To you my heart has spoken, I have sought your face, your face O Lord, I will seek:  do not turn away your face from me.
Such is my translation of the Latin Gregorian chant we sang this morning as we entered our monastic choir for Holy Mass.  It was the perfect preparation for hearing the Gospel of the Transfiguration of Jesus.  There it was proclaimed:  his face shone like the sun and his clothes became white as snow.  No wonder that Peter wanted to camp out there on Mt. Tabor forever!  Every human heart, whether it knows or not, desires to see the glory of God shining on the face of Christ.  As contemplatives in the Church, Poor Clares are privileged to make this our special aim:  to seek his face, that is his presence, in the liturgy, the adoration of the Eucharist, and the daily events of our lives.  We have fulfilled the desire of Peter to build a tent (in Latin: tabernacle) for him and for Moses and Elijah (whom we encounter in our daily reading of the Holy Scriptures).  Here on Mt. St. Francis, we and all who join us for worship, can seek and find him whom are hearts love.  Yet, his divine presence is experienced in different ways, according to his desire and not ours.  Always the bright cloud overshadows us, drifting between us and a clear seeing of his face.  As St. Paul would say, we see in faith, as in a glass, darkly.  Sometimes the cloud is not so bright, and at other times the sun of his face seems to set and we are enveloped in nighttime darkness.  Why is this so?  The opening prayer for today gives us a clue:
O God, who have commanded us to listen to your beloved Son, be pleased, we pray, to nourish us inwardly by your word, that, with spiritual sight made pure, we may rejoice to behold your glory.
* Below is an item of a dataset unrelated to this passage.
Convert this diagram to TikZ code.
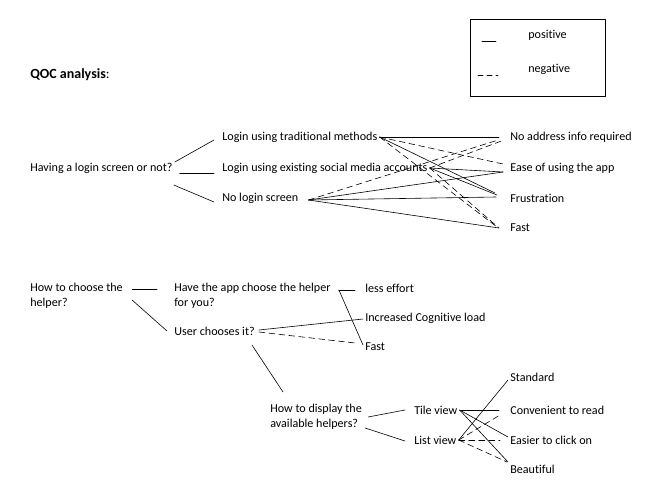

Our spiritual sight is not yet pure.  Who indeed can look steadily at the sun?  And every gardener knows that life needs not only light, but also the rain which the dark clouds provide.  In our present state of becoming pure, we need the night of his unfelt presence to temper our hearts so that we will live truly for him and not for ourselves.  We need to be washed clean by listening to his word, including that hard word, deny yourself, take up your Cross and follow Me.
It would not be long after the Transfiguration before Jesus would take his three favorite disciples apart again, but this time it would be in the darkness of Holy Thursday on the Mount of Olives.  Then, on Friday, only John would be there on another mount called Calvary.  We follow the Lamb wherever he goes, to joy or to sorrow, to glory or to crisis, trusting that he is the way to the bosom of the Father.